Stored records

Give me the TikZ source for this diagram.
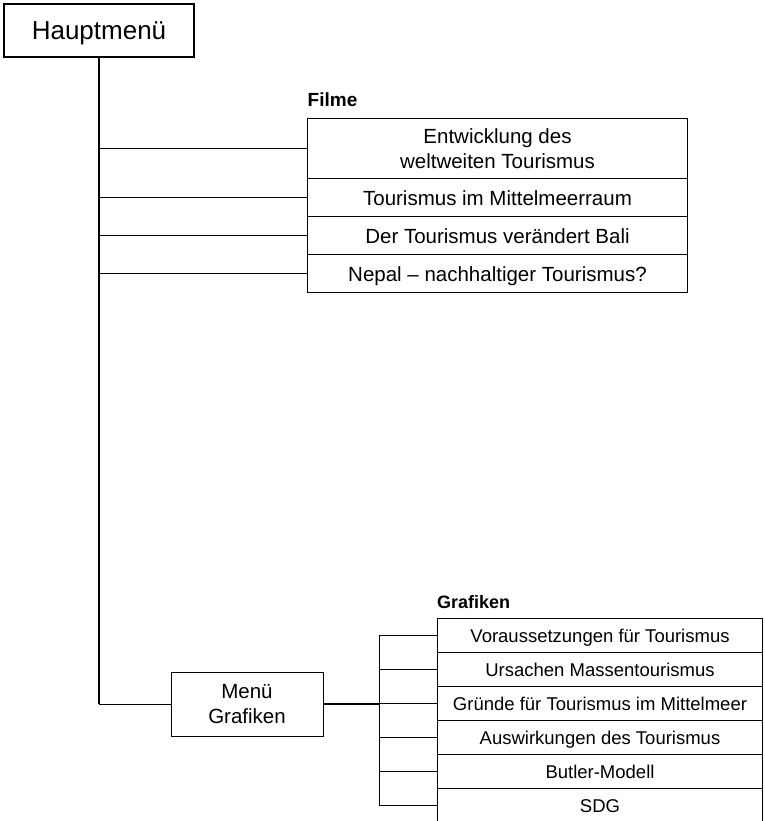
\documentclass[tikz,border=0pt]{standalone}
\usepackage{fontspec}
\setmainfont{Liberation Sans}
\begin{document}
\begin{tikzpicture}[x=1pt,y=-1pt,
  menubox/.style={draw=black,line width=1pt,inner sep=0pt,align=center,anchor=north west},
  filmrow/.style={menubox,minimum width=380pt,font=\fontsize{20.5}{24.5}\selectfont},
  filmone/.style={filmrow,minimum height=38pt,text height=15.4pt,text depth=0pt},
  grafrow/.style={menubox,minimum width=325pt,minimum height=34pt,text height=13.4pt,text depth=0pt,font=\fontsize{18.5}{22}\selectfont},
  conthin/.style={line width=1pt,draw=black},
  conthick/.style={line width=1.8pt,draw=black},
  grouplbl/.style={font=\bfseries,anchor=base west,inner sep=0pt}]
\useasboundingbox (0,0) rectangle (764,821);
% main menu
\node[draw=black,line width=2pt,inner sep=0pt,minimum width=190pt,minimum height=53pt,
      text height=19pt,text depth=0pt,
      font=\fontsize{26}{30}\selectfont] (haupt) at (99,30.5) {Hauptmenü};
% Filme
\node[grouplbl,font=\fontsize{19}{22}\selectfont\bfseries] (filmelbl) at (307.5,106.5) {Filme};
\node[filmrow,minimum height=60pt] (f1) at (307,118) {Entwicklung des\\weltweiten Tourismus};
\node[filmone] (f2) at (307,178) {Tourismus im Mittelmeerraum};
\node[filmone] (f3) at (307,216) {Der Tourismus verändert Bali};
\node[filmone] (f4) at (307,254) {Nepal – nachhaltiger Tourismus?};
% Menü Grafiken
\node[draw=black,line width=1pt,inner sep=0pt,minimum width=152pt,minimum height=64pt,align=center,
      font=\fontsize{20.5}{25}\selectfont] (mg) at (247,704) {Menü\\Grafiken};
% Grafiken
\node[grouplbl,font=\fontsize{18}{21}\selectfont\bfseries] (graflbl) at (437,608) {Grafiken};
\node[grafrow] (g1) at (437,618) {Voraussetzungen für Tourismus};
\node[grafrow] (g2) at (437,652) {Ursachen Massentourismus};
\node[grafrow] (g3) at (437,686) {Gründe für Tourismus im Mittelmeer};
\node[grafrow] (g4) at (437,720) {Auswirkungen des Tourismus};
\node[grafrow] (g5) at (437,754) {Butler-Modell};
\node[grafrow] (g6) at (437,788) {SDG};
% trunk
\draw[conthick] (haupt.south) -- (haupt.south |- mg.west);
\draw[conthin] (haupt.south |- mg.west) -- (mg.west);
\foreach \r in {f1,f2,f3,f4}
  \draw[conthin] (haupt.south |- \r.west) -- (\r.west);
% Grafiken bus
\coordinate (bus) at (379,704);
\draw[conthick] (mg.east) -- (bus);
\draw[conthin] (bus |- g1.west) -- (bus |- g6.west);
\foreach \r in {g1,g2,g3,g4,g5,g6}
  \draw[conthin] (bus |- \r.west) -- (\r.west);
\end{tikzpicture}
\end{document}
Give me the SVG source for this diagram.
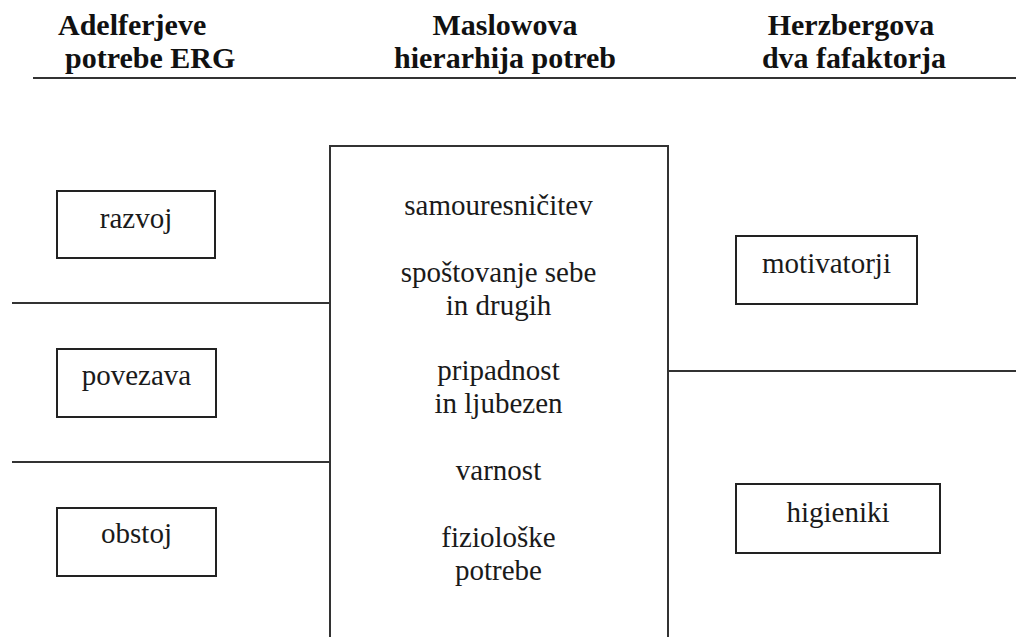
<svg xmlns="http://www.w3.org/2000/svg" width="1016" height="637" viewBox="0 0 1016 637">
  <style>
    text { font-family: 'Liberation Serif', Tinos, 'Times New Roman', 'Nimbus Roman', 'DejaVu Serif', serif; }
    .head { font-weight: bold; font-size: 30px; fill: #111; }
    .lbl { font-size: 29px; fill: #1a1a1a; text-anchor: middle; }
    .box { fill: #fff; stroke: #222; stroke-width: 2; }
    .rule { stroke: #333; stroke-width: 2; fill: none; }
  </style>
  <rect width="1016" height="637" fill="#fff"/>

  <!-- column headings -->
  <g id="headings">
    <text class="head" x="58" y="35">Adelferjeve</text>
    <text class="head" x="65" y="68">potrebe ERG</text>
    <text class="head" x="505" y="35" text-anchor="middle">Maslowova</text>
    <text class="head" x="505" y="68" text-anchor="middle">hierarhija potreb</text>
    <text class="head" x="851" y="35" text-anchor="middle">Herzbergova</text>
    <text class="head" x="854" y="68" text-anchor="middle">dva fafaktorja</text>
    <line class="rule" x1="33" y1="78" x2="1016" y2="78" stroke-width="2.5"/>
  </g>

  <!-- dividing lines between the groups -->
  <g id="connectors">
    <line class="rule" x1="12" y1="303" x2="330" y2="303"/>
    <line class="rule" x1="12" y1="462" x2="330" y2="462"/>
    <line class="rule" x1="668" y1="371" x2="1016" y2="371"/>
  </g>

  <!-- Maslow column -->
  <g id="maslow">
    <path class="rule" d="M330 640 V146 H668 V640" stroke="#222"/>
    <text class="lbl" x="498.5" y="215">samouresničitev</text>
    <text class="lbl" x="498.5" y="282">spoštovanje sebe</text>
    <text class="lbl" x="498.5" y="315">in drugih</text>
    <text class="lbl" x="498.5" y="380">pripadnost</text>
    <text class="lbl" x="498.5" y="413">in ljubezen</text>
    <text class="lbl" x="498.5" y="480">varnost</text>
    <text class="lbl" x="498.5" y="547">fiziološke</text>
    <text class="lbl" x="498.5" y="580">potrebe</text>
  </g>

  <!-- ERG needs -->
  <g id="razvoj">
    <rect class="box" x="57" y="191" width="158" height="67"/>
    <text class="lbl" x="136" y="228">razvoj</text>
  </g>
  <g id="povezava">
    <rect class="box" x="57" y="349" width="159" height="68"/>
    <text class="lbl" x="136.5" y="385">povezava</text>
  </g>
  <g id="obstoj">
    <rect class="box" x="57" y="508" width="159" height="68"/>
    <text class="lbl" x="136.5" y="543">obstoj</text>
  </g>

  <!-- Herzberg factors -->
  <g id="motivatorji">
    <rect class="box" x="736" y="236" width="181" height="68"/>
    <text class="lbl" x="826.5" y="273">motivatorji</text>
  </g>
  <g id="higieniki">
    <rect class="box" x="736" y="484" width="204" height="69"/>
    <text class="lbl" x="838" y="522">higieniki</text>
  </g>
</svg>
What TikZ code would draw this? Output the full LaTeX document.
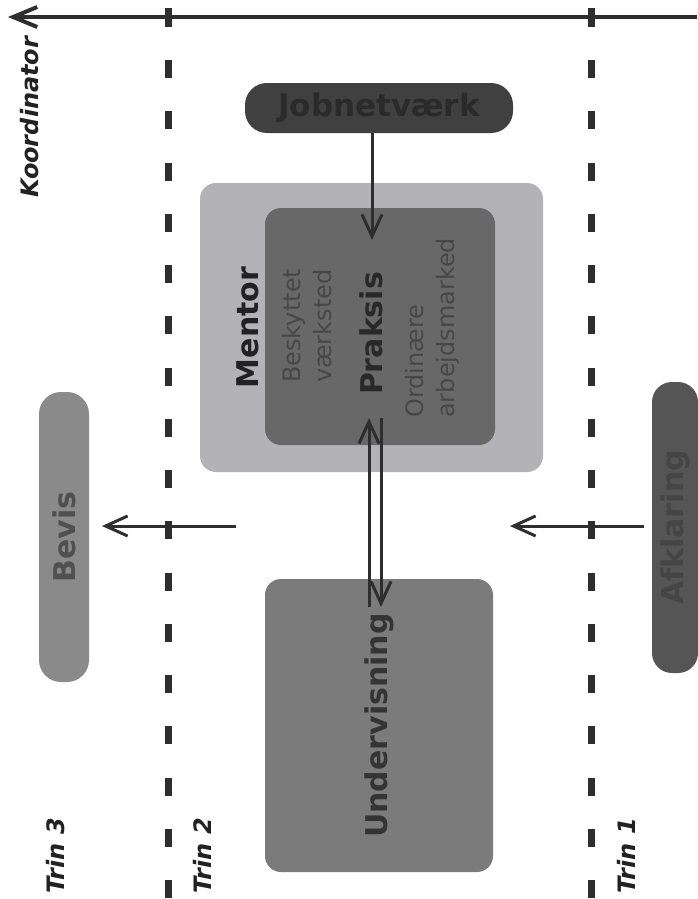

Work instructions:
Reproduce all of the entries word for word, skipping any pictures they hold.

Result for this task:
Give me the TikZ source for this diagram.
\documentclass[tikz,border=0pt]{standalone}
\usepackage{fontspec}
\setmainfont{Liberation Sans}
\begin{document}
\begin{tikzpicture}[x=1pt,y=-1pt,
  menubox/.style={draw=black,line width=1pt,inner sep=0pt,align=center,anchor=north west},
  filmrow/.style={menubox,minimum width=380pt,font=\fontsize{20.5}{24.5}\selectfont},
  filmone/.style={filmrow,minimum height=38pt,text height=15.4pt,text depth=0pt},
  grafrow/.style={menubox,minimum width=325pt,minimum height=34pt,text height=13.4pt,text depth=0pt,font=\fontsize{18.5}{22}\selectfont},
  conthin/.style={line width=1pt,draw=black},
  conthick/.style={line width=1.8pt,draw=black},
  grouplbl/.style={font=\bfseries,anchor=base west,inner sep=0pt}]
\useasboundingbox (0,0) rectangle (764,821);
% main menu
\node[draw=black,line width=2pt,inner sep=0pt,minimum width=190pt,minimum height=53pt,
      text height=19pt,text depth=0pt,
      font=\fontsize{26}{30}\selectfont] (haupt) at (99,30.5) {Hauptmenü};
% Filme
\node[grouplbl,font=\fontsize{19}{22}\selectfont\bfseries] (filmelbl) at (307.5,106.5) {Filme};
\node[filmrow,minimum height=60pt] (f1) at (307,118) {Entwicklung des\\weltweiten Tourismus};
\node[filmone] (f2) at (307,178) {Tourismus im Mittelmeerraum};
\node[filmone] (f3) at (307,216) {Der Tourismus verändert Bali};
\node[filmone] (f4) at (307,254) {Nepal – nachhaltiger Tourismus?};
% Menü Grafiken
\node[draw=black,line width=1pt,inner sep=0pt,minimum width=152pt,minimum height=64pt,align=center,
      font=\fontsize{20.5}{25}\selectfont] (mg) at (247,704) {Menü\\Grafiken};
% Grafiken
\node[grouplbl,font=\fontsize{18}{21}\selectfont\bfseries] (graflbl) at (437,608) {Grafiken};
\node[grafrow] (g1) at (437,618) {Voraussetzungen für Tourismus};
\node[grafrow] (g2) at (437,652) {Ursachen Massentourismus};
\node[grafrow] (g3) at (437,686) {Gründe für Tourismus im Mittelmeer};
\node[grafrow] (g4) at (437,720) {Auswirkungen des Tourismus};
\node[grafrow] (g5) at (437,754) {Butler-Modell};
\node[grafrow] (g6) at (437,788) {SDG};
% trunk
\draw[conthick] (haupt.south) -- (haupt.south |- mg.west);
\draw[conthin] (haupt.south |- mg.west) -- (mg.west);
\foreach \r in {f1,f2,f3,f4}
  \draw[conthin] (haupt.south |- \r.west) -- (\r.west);
% Grafiken bus
\coordinate (bus) at (379,704);
\draw[conthick] (mg.east) -- (bus);
\draw[conthin] (bus |- g1.west) -- (bus |- g6.west);
\foreach \r in {g1,g2,g3,g4,g5,g6}
  \draw[conthin] (bus |- \r.west) -- (\r.west);
\end{tikzpicture}
\end{document}
Give me the SVG source for this diagram.
<svg xmlns="http://www.w3.org/2000/svg" width="1016" height="637" viewBox="0 0 1016 637">
  <style>
    text { font-family: 'Liberation Serif', Tinos, 'Times New Roman', 'Nimbus Roman', 'DejaVu Serif', serif; }
    .head { font-weight: bold; font-size: 30px; fill: #111; }
    .lbl { font-size: 29px; fill: #1a1a1a; text-anchor: middle; }
    .box { fill: #fff; stroke: #222; stroke-width: 2; }
    .rule { stroke: #333; stroke-width: 2; fill: none; }
  </style>
  <rect width="1016" height="637" fill="#fff"/>

  <!-- column headings -->
  <g id="headings">
    <text class="head" x="58" y="35">Adelferjeve</text>
    <text class="head" x="65" y="68">potrebe ERG</text>
    <text class="head" x="505" y="35" text-anchor="middle">Maslowova</text>
    <text class="head" x="505" y="68" text-anchor="middle">hierarhija potreb</text>
    <text class="head" x="851" y="35" text-anchor="middle">Herzbergova</text>
    <text class="head" x="854" y="68" text-anchor="middle">dva fafaktorja</text>
    <line class="rule" x1="33" y1="78" x2="1016" y2="78" stroke-width="2.5"/>
  </g>

  <!-- dividing lines between the groups -->
  <g id="connectors">
    <line class="rule" x1="12" y1="303" x2="330" y2="303"/>
    <line class="rule" x1="12" y1="462" x2="330" y2="462"/>
    <line class="rule" x1="668" y1="371" x2="1016" y2="371"/>
  </g>

  <!-- Maslow column -->
  <g id="maslow">
    <path class="rule" d="M330 640 V146 H668 V640" stroke="#222"/>
    <text class="lbl" x="498.5" y="215">samouresničitev</text>
    <text class="lbl" x="498.5" y="282">spoštovanje sebe</text>
    <text class="lbl" x="498.5" y="315">in drugih</text>
    <text class="lbl" x="498.5" y="380">pripadnost</text>
    <text class="lbl" x="498.5" y="413">in ljubezen</text>
    <text class="lbl" x="498.5" y="480">varnost</text>
    <text class="lbl" x="498.5" y="547">fiziološke</text>
    <text class="lbl" x="498.5" y="580">potrebe</text>
  </g>

  <!-- ERG needs -->
  <g id="razvoj">
    <rect class="box" x="57" y="191" width="158" height="67"/>
    <text class="lbl" x="136" y="228">razvoj</text>
  </g>
  <g id="povezava">
    <rect class="box" x="57" y="349" width="159" height="68"/>
    <text class="lbl" x="136.5" y="385">povezava</text>
  </g>
  <g id="obstoj">
    <rect class="box" x="57" y="508" width="159" height="68"/>
    <text class="lbl" x="136.5" y="543">obstoj</text>
  </g>

  <!-- Herzberg factors -->
  <g id="motivatorji">
    <rect class="box" x="736" y="236" width="181" height="68"/>
    <text class="lbl" x="826.5" y="273">motivatorji</text>
  </g>
  <g id="higieniki">
    <rect class="box" x="736" y="484" width="204" height="69"/>
    <text class="lbl" x="838" y="522">higieniki</text>
  </g>
</svg>
What TikZ code would draw this? Output the full LaTeX document.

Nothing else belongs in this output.